Raul Castro says first party congress in 12 years will be held in 2009.

    Raul Castro was named president after his brother Fidel resigned in February[AFP]

    "The Political Office deems it necessary to carry out the sixth Party Congress, and we will propose it take place in the second semester of next year," Castro said.
    Member elections
    Representatives of about 900,000 party activists will "confront the challenges of the future" and "as Comrade Fidel says, guarantee the continuity of the Revolution when its historic leaders are no more," he said.
    Changing Cuba

    Feb 24: Raul Castro appointed new Cuban president.


    Feb 29: Raul Castro signs human rights agreements rejected by Fidel.


    Mar 13: Government allows sale of computers and DVD players for the first time.


    Mar 28: Cuba's government permits the unrestricted use of mobile telephones for the first time.

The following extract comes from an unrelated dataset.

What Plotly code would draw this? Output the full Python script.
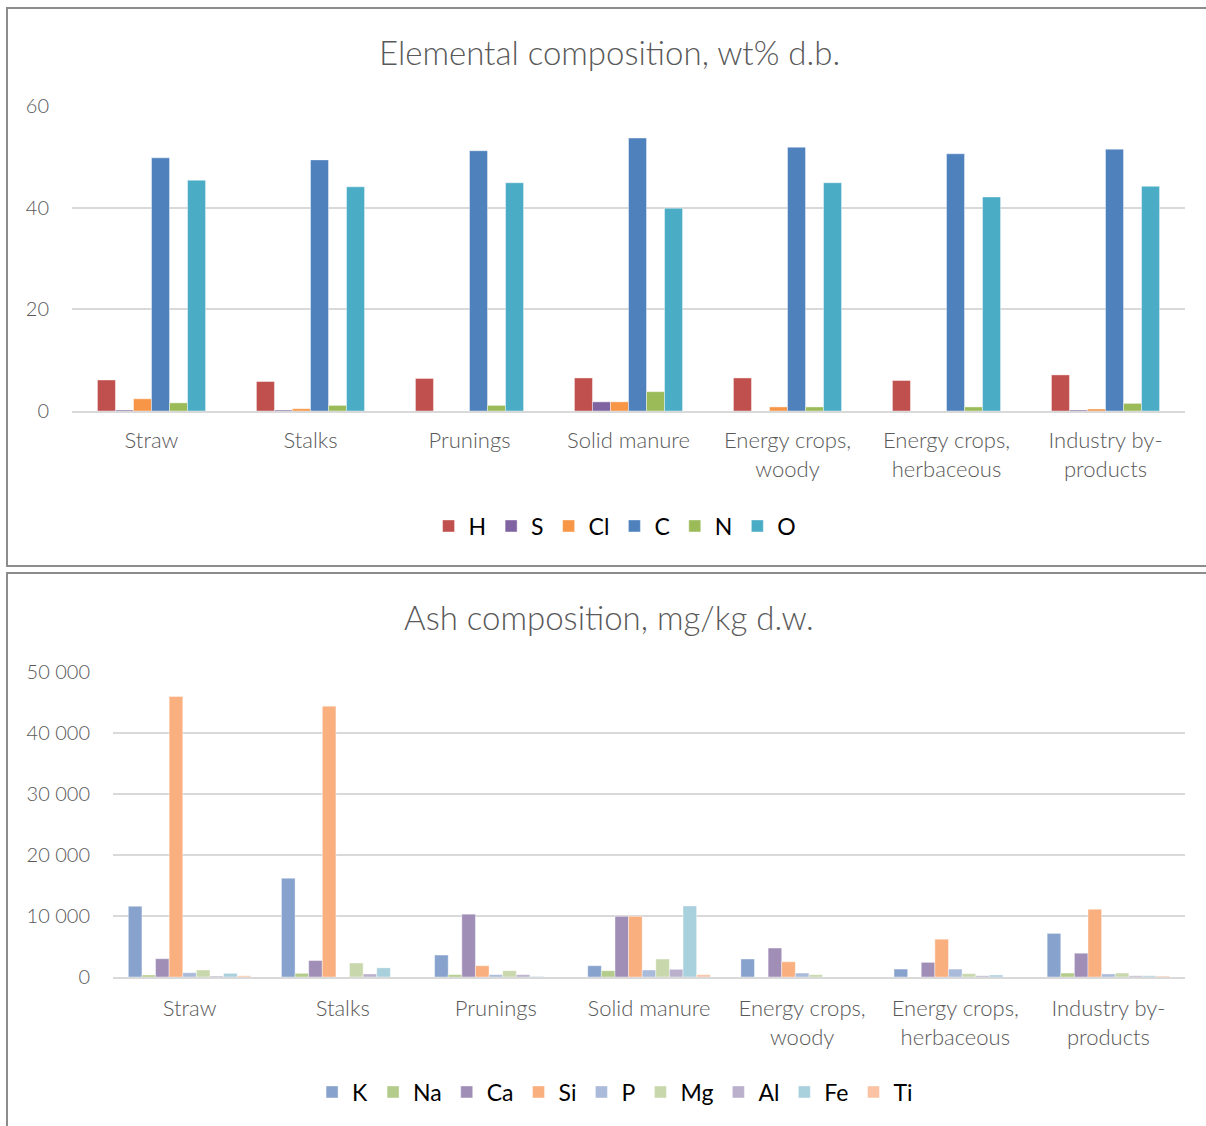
import plotly.graph_objects as go

# Biomass categories (shared by both panels)
categories = ["Straw", "Stalks", "Prunings", "Solid manure",
              "Energy crops,<br>woody", "Energy crops,<br>herbaceous",
              "Industry by-<br>products"]

# Elemental composition, wt% d.b.
elements = ["H", "S", "Cl", "C", "N", "O"]
H = [6.1, 5.8, 6.4, 6.5, 6.5, 6.0, 7.1]
S = [0.2, 0.2, 0.0, 1.8, 0.0, 0.0, 0.2]
Cl = [2.4, 0.45, 0.0, 1.8, 0.8, 0.0, 0.4]
C = [49.8, 49.4, 51.2, 53.7, 51.9, 50.6, 51.5]
N = [1.6, 1.1, 1.1, 3.8, 0.8, 0.8, 1.5]
O = [45.4, 44.1, 44.9, 39.9, 44.9, 42.1, 44.2]
element_values = [H, S, Cl, C, N, O]
element_colors = ["#C0504D", "#8064A2", "#F79646", "#4F81BD", "#9BBB59", "#4BACC6"]

# Ash composition, mg/kg d.w.
ash_elements = ["K", "Na", "Ca", "Si", "P", "Mg", "Al", "Fe", "Ti"]
K = [11600, 16200, 3600, 1850, 2950, 1300, 7150]
Na = [330, 600, 380, 1030, 0, 0, 650]
Ca = [3000, 2700, 10300, 9950, 4750, 2400, 3900]
Si = [46000, 44400, 1850, 9950, 2500, 6200, 11100]
P = [700, 0, 380, 1150, 650, 1300, 500]
Mg = [1150, 2300, 1030, 2950, 380, 550, 650]
Al = [160, 500, 380, 1260, 0, 200, 200]
Fe = [600, 1500, 100, 11650, 0, 330, 200]
Ti = [200, 0, 0, 380, 0, 0, 150]
ash_values = [K, Na, Ca, Si, P, Mg, Al, Fe, Ti]
ash_colors = ["#86A2CD", "#B3CC8B", "#A08EB7", "#F9AF7E", "#A9BADA",
              "#C8D8AC", "#BAB0CB", "#A9D0DD", "#FAC3A4"]

W, H_PX = 1206, 1126
FONT = "Lato, 'Open Sans', sans-serif"
GREY = "#595959"
GRID = "#D9D9D9"


def px_x(p):
    return p / W


def px_y(p):
    return 1 - p / H_PX


fig = go.Figure()

# Top panel: clustered bars, 6 per category
grp_top = 0.68
w_top = grp_top / len(elements)
for i, (name, vals, col) in enumerate(zip(elements, element_values, element_colors)):
    fig.add_trace(go.Bar(
        x=categories, y=vals, name=name, marker_color=col,
        marker_line=dict(width=0.6, color="rgba(255,255,255,0.7)"),
        width=w_top, offset=-grp_top / 2 + i * w_top,
        xaxis="x", yaxis="y", legend="legend",
    ))

# Bottom panel: clustered bars, 9 per category
grp_bot = 0.80
w_bot = grp_bot / len(ash_elements)
for i, (name, vals, col) in enumerate(zip(ash_elements, ash_values, ash_colors)):
    fig.add_trace(go.Bar(
        x=categories, y=vals, name=name, marker_color=col,
        marker_line=dict(width=0.6, color="rgba(255,255,255,0.7)"),
        width=w_bot, offset=-grp_bot / 2 + i * w_bot,
        xaxis="x2", yaxis="y2", legend="legend2",
    ))

tick_font = dict(family=FONT, size=20, color=GREY, weight=300)
cat_font = dict(family=FONT, size=22, color=GREY, weight=300)
legend_font = dict(family=FONT, size=23, color="#000000")
title_font = dict(family=FONT, size=33, color=GREY, weight=300)

fig.update_layout(
    width=W, height=H_PX,
    margin=dict(l=0, r=0, t=0, b=0, autoexpand=False),
    paper_bgcolor="white", plot_bgcolor="white",
    barmode="overlay",
    separators=". ",
    font=dict(family=FONT, color=GREY),
    xaxis=dict(domain=[px_x(72), px_x(1185)], anchor="y",
               showline=True, linecolor=GRID, linewidth=2,
               tickfont=cat_font, ticks="", showgrid=False,
               ticklabelstandoff=9, automargin=False),
    yaxis=dict(domain=[px_y(411), px_y(106)], anchor="x",
               range=[0, 60], dtick=20, showgrid=True, gridcolor=GRID,
               gridwidth=1.5, zeroline=False, tickfont=tick_font,
               ticks="", ticklabelstandoff=22, automargin=False),
    xaxis2=dict(domain=[px_x(113), px_x(1185)], anchor="y2",
                showline=True, linecolor=GRID, linewidth=2,
                tickfont=cat_font, ticks="", showgrid=False,
                ticklabelstandoff=11, automargin=False),
    yaxis2=dict(domain=[px_y(977), px_y(672)], anchor="x2",
                range=[0, 50000], dtick=10000, tickformat=",d",
                showgrid=True, gridcolor=GRID, gridwidth=1.5,
                zeroline=False, tickfont=tick_font, ticks="",
                ticklabelstandoff=22, automargin=False),
    legend=dict(orientation="h", x=0.51, xanchor="center",
                y=px_y(526), yanchor="middle", font=legend_font,
                itemwidth=30, tracegroupgap=0, bgcolor="rgba(0,0,0,0)"),
    legend2=dict(orientation="h", x=0.51, xanchor="center",
                 y=px_y(1092), yanchor="middle", font=legend_font,
                 itemwidth=30, tracegroupgap=0, bgcolor="rgba(0,0,0,0)"),
    annotations=[
        dict(text="Elemental composition, wt% d.b.", x=0.505, y=px_y(52),
             xref="paper", yref="paper", showarrow=False,
             xanchor="center", yanchor="middle", font=title_font),
        dict(text="Ash composition, mg/kg d.w.", x=0.505, y=px_y(617),
             xref="paper", yref="paper", showarrow=False,
             xanchor="center", yanchor="middle", font=title_font),
    ],
    shapes=[
        dict(type="rect", xref="paper", yref="paper",
             x0=px_x(7), x1=1.02, y0=px_y(566), y1=px_y(8),
             line=dict(color="#8C8C8C", width=2), fillcolor="rgba(0,0,0,0)"),
        dict(type="rect", xref="paper", yref="paper",
             x0=px_x(7), x1=1.02, y0=-0.02, y1=px_y(573),
             line=dict(color="#8C8C8C", width=2), fillcolor="rgba(0,0,0,0)"),
    ],
)

fig.write_html("out.html")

    Mar 31: Tourism ministry allows Cubans with enough money to stay in luxury hotels and rent cars.


    Apr 2:  Cuba begins lending unused state land to private farmers as part of efforts to boost output.


    Apr 11: Raul issues decree allowing Cubans to acquire titles to housing they currently rent from the state.

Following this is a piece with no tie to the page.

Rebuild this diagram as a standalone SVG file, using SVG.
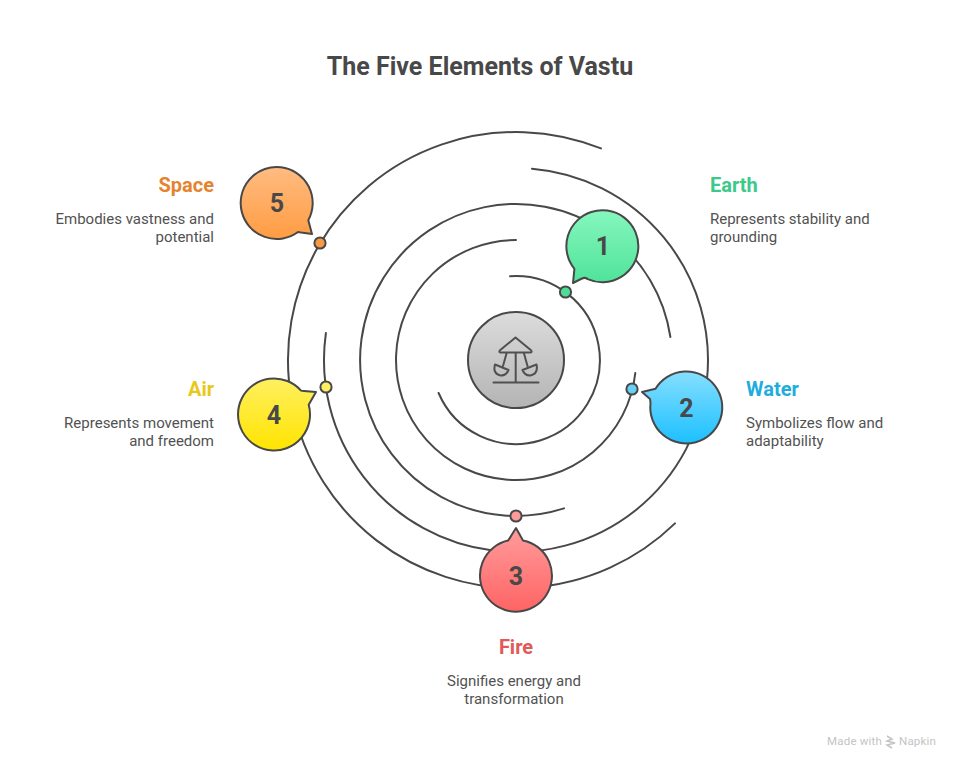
<svg xmlns="http://www.w3.org/2000/svg" width="960" height="768" viewBox="0 0 960 768">
<style>
text{font-family:Roboto,"Liberation Sans",sans-serif;fill:#484848}
.title{font-size:25px;font-weight:700;text-anchor:middle}
.head{font-size:20px;font-weight:700}
.desc{font-size:15px;fill:#525252}
.num{font-size:25px;font-weight:700;text-anchor:middle}
.arc,.ic{fill:none;stroke:#484848;stroke-width:2;stroke-linecap:round;stroke-linejoin:round}
.ic{stroke:#505050}
.sh{stroke:#484848;stroke-width:2;stroke-linejoin:round}
.dot{stroke:#484848;stroke-width:2}
.mark{font-size:11.5px;fill:#c4c4c4;letter-spacing:.2px}
</style>
<defs>
<linearGradient id="gc" x1="0" y1="0" x2="0" y2="1"><stop offset="0" stop-color="#dcdcdc"/><stop offset="1" stop-color="#b4b4b4"/></linearGradient>
<linearGradient id="g1" x1="0" y1="0" x2="0" y2="1"><stop offset="0" stop-color="#86f7bd"/><stop offset="1" stop-color="#4fe39a"/></linearGradient>
<linearGradient id="g2" x1="0" y1="0" x2="0" y2="1"><stop offset="0" stop-color="#86dfff"/><stop offset="1" stop-color="#1cc0ff"/></linearGradient>
<linearGradient id="g3" x1="0" y1="0" x2="0" y2="1"><stop offset="0" stop-color="#ff9c9c"/><stop offset="1" stop-color="#ff6464"/></linearGradient>
<linearGradient id="g4" x1="0" y1="0" x2="0" y2="1"><stop offset="0" stop-color="#fff060"/><stop offset="1" stop-color="#ffe400"/></linearGradient>
<linearGradient id="g5" x1="0" y1="0" x2="0" y2="1"><stop offset="0" stop-color="#ffbc82"/><stop offset="1" stop-color="#ff9c42"/></linearGradient>
</defs>
<rect width="960" height="768" fill="#fff"/>
<text class="title" x="480" y="75">The Five Elements of Vastu</text>
<g id="connectors">
<path class="arc" d="M510 276.200A84 84 0 1 1 438.600 393"/>
<path class="arc" d="M516 240A120 120 0 1 0 635.300 373"/>
<path class="arc" d="M670.400 337A156 156 0 1 0 564 508.400"/>
<path class="arc" d="M532 168.700A192 192 0 1 1 325.900 333"/>
<path class="arc" d="M601 148.440A228 228 0 1 0 675 523.400"/>
</g>
<g id="center">
<circle cx="516" cy="360" r="48" fill="url(#gc)" stroke="#484848" stroke-width="2"/>
<path class="ic" d="M515.500 337.500L500 350.300Q498.500 352 500.500 352.500H530.500Q532.500 352 531 350.300ZM515.700 352.500V382.300M493.500 382.500H538.500M506.500 353.500L503 366M524 353.500L527.500 366M495 364.500L508.500 370Q506 376 500.500 375.500Q492.500 373.500 495 364.500ZM536.500 364.500L522.500 370Q525 376 530.500 375.500Q538.500 373.500 536.500 364.500Z"/>
</g>
<g id="node-1">
<path class="sh" fill="url(#g1)" d="M573 283L574.400 268.900A36 36 0 1 1 587.700 279.100Q585 277 582 278.500Z"/>
<text class="num" x="603" y="255">1</text>
<circle class="dot" cx="565.500" cy="292" r="5.600" fill="#4fdc97"/>
<text class="head" x="710" y="191.500" style="fill:#3cc98a">Earth</text>
<text class="desc" x="710" y="224">Represents stability and</text>
<text class="desc" x="710" y="242">grounding</text>
</g>
<g id="node-2">
<path class="sh" fill="url(#g2)" d="M642 392L655.500 388.800A36 36 0 1 1 650.500 403.500Q650.500 401 650 399Z"/>
<text class="num" x="686.500" y="416.500">2</text>
<circle class="dot" cx="632" cy="389" r="5.600" fill="#68d0f6"/>
<text class="head" x="746" y="395.500" style="fill:#1fadde">Water</text>
<text class="desc" x="746" y="428">Symbolizes flow and</text>
<text class="desc" x="746" y="446">adaptability</text>
</g>
<g id="node-3">
<path class="sh" fill="url(#g3)" d="M516 528L523 540.400A36 36 0 1 1 508 540.600Q510 538 511 536Z"/>
<text class="num" x="516" y="584.500">3</text>
<circle class="dot" cx="516" cy="516" r="5.600" fill="#ff9a9a"/>
<text class="head" x="516" y="653.500" text-anchor="middle" style="fill:#e05a5a">Fire</text>
<text class="desc" x="514" y="686" text-anchor="middle">Signifies energy and</text>
<text class="desc" x="514" y="704" text-anchor="middle">transformation</text>
</g>
<g id="node-4">
<path class="sh" fill="url(#g4)" d="M316 392L308.700 404.800A36 36 0 1 1 300.700 390.300Q302 391 304 391Z"/>
<text class="num" x="274" y="423.500">4</text>
<circle class="dot" cx="326" cy="387" r="5.600" fill="#fff060"/>
<text class="head" x="214" y="395.500" text-anchor="end" style="fill:#e8c81a">Air</text>
<text class="desc" x="214" y="428" text-anchor="end">Represents movement</text>
<text class="desc" x="214" y="446" text-anchor="end">and freedom</text>
</g>
<g id="node-5">
<path class="sh" fill="url(#g5)" d="M312 234L308.300 220.200A36 36 0 1 0 298 232Q299 232 301 232.500Z"/>
<text class="num" x="277" y="211.500">5</text>
<circle class="dot" cx="320" cy="243" r="5.600" fill="#f79a45"/>
<text class="head" x="214" y="191.500" text-anchor="end" style="fill:#e5832f">Space</text>
<text class="desc" x="214" y="224" text-anchor="end">Embodies vastness and</text>
<text class="desc" x="214" y="242" text-anchor="end">potential</text>
</g>
<g id="watermark">
<text class="mark" x="827" y="745">Made with</text>
<path d="M887 736L892 739L887 741L895 743L887 745L892 748" fill="none" stroke="#c4c4c4" stroke-width="1.500"/>
<text class="mark" x="899" y="745">Napkin</text>
</g>
</svg>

    Apr 27: President issues decree raising state pensions by up to 20 per cent to $9.50 per month.


    Apr 29: Prisoners facing death penalty have their sentences commuted to imprisonment

    Source: Media reports

    Cuba's last Communist Party congress took place in 1997 and the following one in 2002 was postponed without any official explanation.
    Raul Castro officially took over as head of state in February after his ailing brother Fidel, who ruled the island for nearly half a century, retired as the country's president due to health reasons.
    Castro said an official announcement with a precise date for the congress would be made "at the appropriate time".
    By law, an announcement must be made within six months of the meeting.
    Castro also warned that the result of the forthcoming US presidential elections could have an impact on Cuba.
    Castro said: "If the extreme right in the United States succeeds in imposing itself again in elections in November ... the world climate of instability and violence" will have a direct affect on Cuba.
    The congress is also held to elect the 113 members of the Communist Party's central committee, 12 members of the secretariat and 21 members of the its political office.
    In separate elections, the congress will also choose the first and second secretaries of the Communist Party, posts that have consistently gone to Fidel and Raul Castro ever since 1965.
    The meeting will also decide what role, if any, Fidel Castro will hold in the party.
    Juan Jacomino, a correspondent for Global Radio News, told Al Jazeera that the upcoming congress will not necessarily results in a shift from the socialist ideology of the country.
    However some social and economic developments were already taking place in Cuba, such as giving people land to produce more food - the country imports much of its foodstuffs - and permitting Cubans to own mobile phones and DVDs, he adds.
    Death penalty
    Castro said the decision to commute the death sentences of an unspecified number of inmates was "a sovereign act in accordance with the humanitarian and ethical conduct" of the country, and not taken under international pressure.
    Some inmates are set to have their death sentence reduced to a 30-year jail term while others will serve life in prison.
    Castro did not indicate who or how many inmates would be affected by the move.
    However, Raul said capital punishment would not be taken out of the penal code.
    "We can't disarm ourselves before an empire [the US] that doesn't stop harassing and attacking us," he said.
    Cuba's last executions were carried out on April 11, 2003, when three men faced a firing squad for hijacking a boat with 50 people on board and forcing the crew to take them to Miami, Florida.
    The Human Rights and National Reconciliation Committee of Cuba estimates that there are between 40 to 50 people on Cuba's death row.